I understand that providing a definition in a header file allows other files to reference them and then the linker adds all the object files together and provides the definitions later.

Is this just so that we can reuse the implementation else where in other libraries?

If we didnt use header files or abused them and put all the code in them, ie The full implementation what would happen? Would it take longer when compiling each file as the full definition would need to be compiled on a peer file basis? Would it cause issues with the linker as the would be multiple compiled versions of the same implementaion?

How does this work with templates?

Blair

Any code placed in your header file gets compiled every time a new compilation target includes that header file, so at a minimum yes, you will take longer to compile. This is not the significant problem generally though.

Lets say you have this header:

int f_header() {
    return 0;
}

And these source files:

/* a.cpp */
#include "myheader.h"
int f_a() {
    return f_header();
}


/* b.cpp */
#include "myheader.h"
int f_b() {
    return f_header();
}

Now, when you compile each of these sources the compilation will succeed. However when you link your program, the linker will fail because you will have provided the function f_header() twice.

Templates are a special case since they are not actually code, but rather they provide a template for code to be generated based on different types. Though there is the appearance of duplication when multiple source files use them with the same types, the compiler is able to handle this special case for you.

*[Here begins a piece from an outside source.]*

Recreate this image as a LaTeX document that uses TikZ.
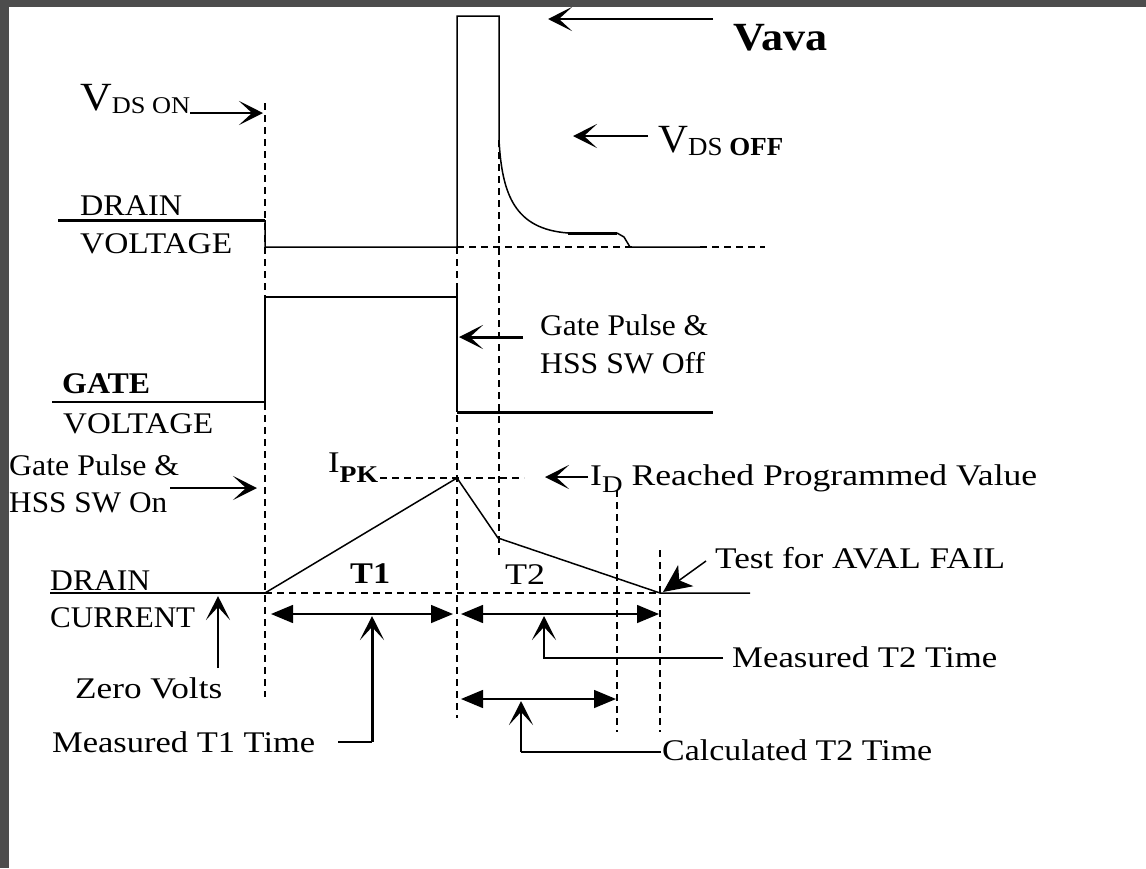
\documentclass[tikz,border=0pt]{standalone}
\usepackage{fontspec}
\setmainfont{Liberation Serif}
\usepackage{graphicx}
\usetikzlibrary{arrows.meta}
\definecolor{framegray}{HTML}{4D4D4D}
\newcommand{\fw}[2]{\resizebox{#1pt}{\height}{#2}}
\tikzset{
  lbl/.style={inner sep=0pt, anchor=base west, font=\fontsize{30}{30}\selectfont},
  wave/.style={line width=1.5pt},
  thickwave/.style={line width=3pt},
  dsh/.style={line width=1.4pt, dash pattern=on 7pt off 5pt},
  barbtip/.tip={Stealth[length=24pt,width=24pt,inset=13pt,line width=2.5pt]},
  barb/.style={line width=1.5pt, -barbtip},
  dimtip/.tip={Triangle[length=22pt,width=18pt]},
  dim/.style={line width=1.5pt, dimtip-dimtip},
}
\begin{document}
\begin{tikzpicture}[x=1pt,y=-1pt]
\useasboundingbox (0,0) rectangle (1146,868);
\fill[framegray] (0,0) rectangle (1146,868);
\fill[white] (9,7) rectangle (1146,868);

% ---- dashed guide lines
\draw[dsh] (265,103) -- (265,697);
\draw[dsh] (457,247) -- (457,718);
\draw[dsh] (499,140) -- (499,557);
\draw[dsh] (617,490) -- (617,732);
\draw[dsh] (660,550) -- (660,732);
\draw[dsh] (457,247) -- (632,247);
\draw[dsh] (700,247) -- (765,247);
\draw[dsh] (265,593) -- (660,593);
\draw[dsh] (380,478) -- (524,478);

% ---- drain voltage
\draw[thickwave] (58,220) -- (265,220);
\draw[wave] (265,220) -- (265,247) -- (457,247) -- (457,16) -- (499,16) -- (499,140)
   .. controls (502,195) and (515,229) .. (568,233);
\draw[thickwave] (568,233) -- (617,233);
\draw[wave] (617,233) -- (624,237) -- (630,247) -- (700,247);

% ---- gate voltage
\draw[wave] (52,402) -- (265,402) -- (265,297) -- (457,297);
\draw[wave] (457,290) -- (457,412);
\draw[thickwave] (457,412) -- (713,412);

% ---- drain current
\draw[wave] (50,593) -- (265,593);
\draw[wave] (265,593) -- (457,478) -- (498,538) -- (660,593) -- (750,593);

% ---- labels
\node[lbl] (vdson) at (80,110) {\fw{110}{{\fontsize{40}{40}\selectfont V}\raisebox{-3pt}{\fontsize{24}{24}\selectfont DS ON}}};
\node[lbl] (vava) at (733,50) {\fw{94}{\fontsize{40}{40}\selectfont\bfseries Vava}};
\node[lbl] (vdsoff) at (658,152) {\fw{125}{{\fontsize{40}{40}\selectfont V}\raisebox{-3pt}{\fontsize{26}{26}\selectfont DS \textbf{OFF}}}};
\node[lbl] (drainv) at (80,215) {\fw{102}{DRAIN}};
\node[lbl] (voltv) at (80,253) {\fw{152}{VOLTAGE}};
\node[lbl] (gate) at (62,393) {\fw{88}{\bfseries GATE}};
\node[lbl] (voltg) at (63,433) {\fw{150}{VOLTAGE}};
\node[lbl] (gpon1) at (9,475) {\fw{170}{Gate Pulse \&}};
\node[lbl] (gpon2) at (9,512) {\fw{158}{HSS SW On}};
\node[lbl] (gpoff1) at (540,335) {\fw{168}{Gate Pulse \&}};
\node[lbl] (gpoff2) at (540,373) {\fw{165}{HSS SW Off}};
\node[lbl] (ipk) at (328,472) {\fw{50}{I\raisebox{-10pt}{\fontsize{24}{24}\selectfont\bfseries PK}}};
\node[lbl] (idval) at (590,485) {\fw{447}{I\raisebox{-7pt}{\fontsize{24}{24}\selectfont D} Reached Programmed Value}};
\node[lbl] (tone) at (350,583) {\fw{40}{\bfseries T1}};
\node[lbl] (ttwo) at (505,584) {\fw{40}{T2}};
\node[lbl] (test) at (715,568) {\fw{290}{Test for AVAL FAIL}};
\node[lbl] (drainc) at (50,590) {\fw{100}{DRAIN}};
\node[lbl] (current) at (50,627) {\fw{145}{CURRENT}};
\node[lbl] (zero) at (75,698) {\fw{147}{Zero Volts}};
\node[lbl] (mt1) at (52,752) {\fw{263}{Measured T1 Time}};
\node[lbl] (mt2) at (732,667) {\fw{265}{Measured T2 Time}};
\node[lbl] (ct2) at (662,760) {\fw{270}{Calculated T2 Time}};

% ---- arrow end coordinates
\coordinate (vdsonS) at (190,113);  \coordinate (vdsonE) at (263,113);
\coordinate (vavaS) at (713,19);    \coordinate (vavaE) at (548,19);
\coordinate (vdsoffS) at (648,136); \coordinate (vdsoffE) at (573,136);
\coordinate (gpoffS) at (523,337);  \coordinate (gpoffE) at (459,337);
\coordinate (gponS) at (170,488);   \coordinate (gponE) at (257,488);
\coordinate (idS) at (588,477);     \coordinate (idE) at (545,477);
\coordinate (testS) at (706,561);   \coordinate (testE) at (663,592);
\coordinate (zeroS) at (218,668);   \coordinate (zeroE) at (218,596);

\draw[barb] (vdsonS) -- (vdsonE);
\draw[barb] (vavaS) -- (vavaE);
\draw[barb] (vdsoffS) -- (vdsoffE);
\draw[barb, line width=3pt] (gpoffS) -- (gpoffE);
\draw[barb] (gponS) -- (gponE);
\draw[barb] (idS) -- (idE);
\draw[line width=1.5pt, -{Stealth[length=28pt,width=26pt,inset=8pt,line width=1.5pt]}] (testS) -- (testE);
\draw[barb] (zeroS) -- (zeroE);

% ---- dimension arrows
\coordinate (t1L) at (271,614); \coordinate (t1R) at (453,614);
\coordinate (t2L) at (461,614); \coordinate (t2R) at (659,614);
\coordinate (c2L) at (461,699); \coordinate (c2R) at (616,699);
\draw[dim] (t1L) -- (t1R);
\draw[dim] (t2L) -- (t2R);
\draw[dim] (c2L) -- (c2R);

\coordinate (mt1a) at (338,742); \coordinate (mt1b) at (372,742); \coordinate (mt1c) at (372,616);
\coordinate (mt2a) at (723,658); \coordinate (mt2b) at (544,658); \coordinate (mt2c) at (544,616);
\coordinate (ct2a) at (661,752); \coordinate (ct2b) at (521,752); \coordinate (ct2c) at (521,701);
\draw[line width=1.5pt] (mt1a) -- (mt1b);
\draw[barb, line width=3pt] (mt1b) -- (mt1c);
\draw[barb] (mt2a) -- (mt2b) -- (mt2c);
\draw[line width=1.5pt] (ct2a) -- (ct2b);
\draw[barb, line width=2.5pt] (ct2b) -- (ct2c);
\end{tikzpicture}
\end{document}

Splitting up the code in source and header files was (is?) more or less historically required. It allowed the compiler to compile code units of big projects separately, where the whole project would have been too big to be compiled at once.

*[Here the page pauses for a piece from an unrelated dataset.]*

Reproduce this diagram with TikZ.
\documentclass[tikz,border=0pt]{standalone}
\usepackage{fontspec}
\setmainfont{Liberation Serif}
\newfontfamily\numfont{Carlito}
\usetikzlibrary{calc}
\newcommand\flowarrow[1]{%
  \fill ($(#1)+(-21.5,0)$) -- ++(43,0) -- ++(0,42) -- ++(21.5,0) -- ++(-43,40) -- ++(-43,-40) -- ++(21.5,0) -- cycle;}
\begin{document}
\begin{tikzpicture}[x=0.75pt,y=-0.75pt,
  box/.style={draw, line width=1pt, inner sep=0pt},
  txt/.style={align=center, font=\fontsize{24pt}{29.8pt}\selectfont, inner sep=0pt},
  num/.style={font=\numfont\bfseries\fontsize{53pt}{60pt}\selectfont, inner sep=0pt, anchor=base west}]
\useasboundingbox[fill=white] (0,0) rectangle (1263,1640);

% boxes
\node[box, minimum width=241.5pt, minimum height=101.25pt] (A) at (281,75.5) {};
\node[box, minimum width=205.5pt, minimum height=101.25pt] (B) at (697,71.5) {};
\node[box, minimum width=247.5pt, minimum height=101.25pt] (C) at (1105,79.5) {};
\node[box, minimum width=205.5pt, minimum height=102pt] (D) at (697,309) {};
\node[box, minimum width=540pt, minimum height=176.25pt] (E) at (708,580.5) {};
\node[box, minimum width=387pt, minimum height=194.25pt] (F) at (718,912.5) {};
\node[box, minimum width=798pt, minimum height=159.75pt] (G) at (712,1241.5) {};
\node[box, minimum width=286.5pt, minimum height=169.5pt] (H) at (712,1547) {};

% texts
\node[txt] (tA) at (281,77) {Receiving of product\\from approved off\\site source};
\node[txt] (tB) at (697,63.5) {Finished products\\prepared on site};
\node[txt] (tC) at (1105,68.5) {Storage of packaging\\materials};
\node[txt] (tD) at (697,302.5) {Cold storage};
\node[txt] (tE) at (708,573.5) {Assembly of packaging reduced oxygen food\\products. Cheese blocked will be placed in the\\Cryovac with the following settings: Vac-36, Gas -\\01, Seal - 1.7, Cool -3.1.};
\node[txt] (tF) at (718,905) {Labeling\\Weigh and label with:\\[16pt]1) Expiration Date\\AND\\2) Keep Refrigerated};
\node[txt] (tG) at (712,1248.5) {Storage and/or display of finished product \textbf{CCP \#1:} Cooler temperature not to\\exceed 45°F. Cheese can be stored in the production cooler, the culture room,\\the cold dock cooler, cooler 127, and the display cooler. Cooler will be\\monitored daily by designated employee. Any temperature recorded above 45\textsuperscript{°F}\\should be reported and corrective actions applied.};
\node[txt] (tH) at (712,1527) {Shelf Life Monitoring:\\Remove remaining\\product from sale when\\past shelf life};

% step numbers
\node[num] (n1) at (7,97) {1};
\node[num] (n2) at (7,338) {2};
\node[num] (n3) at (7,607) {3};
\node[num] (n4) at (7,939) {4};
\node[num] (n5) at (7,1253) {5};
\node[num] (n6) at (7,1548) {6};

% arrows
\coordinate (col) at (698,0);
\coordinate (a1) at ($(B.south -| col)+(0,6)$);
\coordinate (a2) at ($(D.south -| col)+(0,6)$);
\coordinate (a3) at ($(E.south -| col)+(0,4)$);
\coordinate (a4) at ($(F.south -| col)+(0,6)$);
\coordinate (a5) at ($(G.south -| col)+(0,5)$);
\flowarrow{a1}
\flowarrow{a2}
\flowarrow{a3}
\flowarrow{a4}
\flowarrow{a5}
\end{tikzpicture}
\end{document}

And it allows to cache compilation units that haven't changed, which further improved compilation time.

So technically, the compiler sees a whole set of different compilation units. If you provide multiple implementations of the same definition, it's nothing the compiler could tell you. But the linker will stumble over it, once it wraps up the compiled units to a single executable file.

Today, "modern" languages like C# or Java moved away from this historical constraints. But C++ is a complicated language, even for the compiler, so these advantages are still relevant somehow.

Compiler compiles one file at a time. The source file that compiler is parsing may include other files, but all those included files are "flatten" into single source during pre-compile phase, and the compiler "sees" one single code entity.

Because of the above it does not matter to the compiler if the code is in .cpp or in .h file, because the compiler does not make that distinction. But if some function definition or some variable definition is in .h file the problem ensues in link phase.

Linker does not see source files, but it does see object files (.obj), which are the result that compiler produces. Linker is aware of every function and every variable in each object file, and linkers job is to bind (or link) them all together in a single executable. If there are several variables or functions with the same name in different object files linker is at loss of what to do with them, and it will declare an error. It is possible to force linker with an option to ignore all extra variables and functions, but that option is not to be used lightly. Two functions with the same name may actually be completely different, and ignoring one of them will lead to all sorts of errors.

Templates on the other hand are not functions at all. They are blueprints for actual functions. Nothing substantial will happen when compiler encounters a template. Only when a template is instantiated to an actual function the compiler will make such a function. Because of this templates can reside in header files just fine.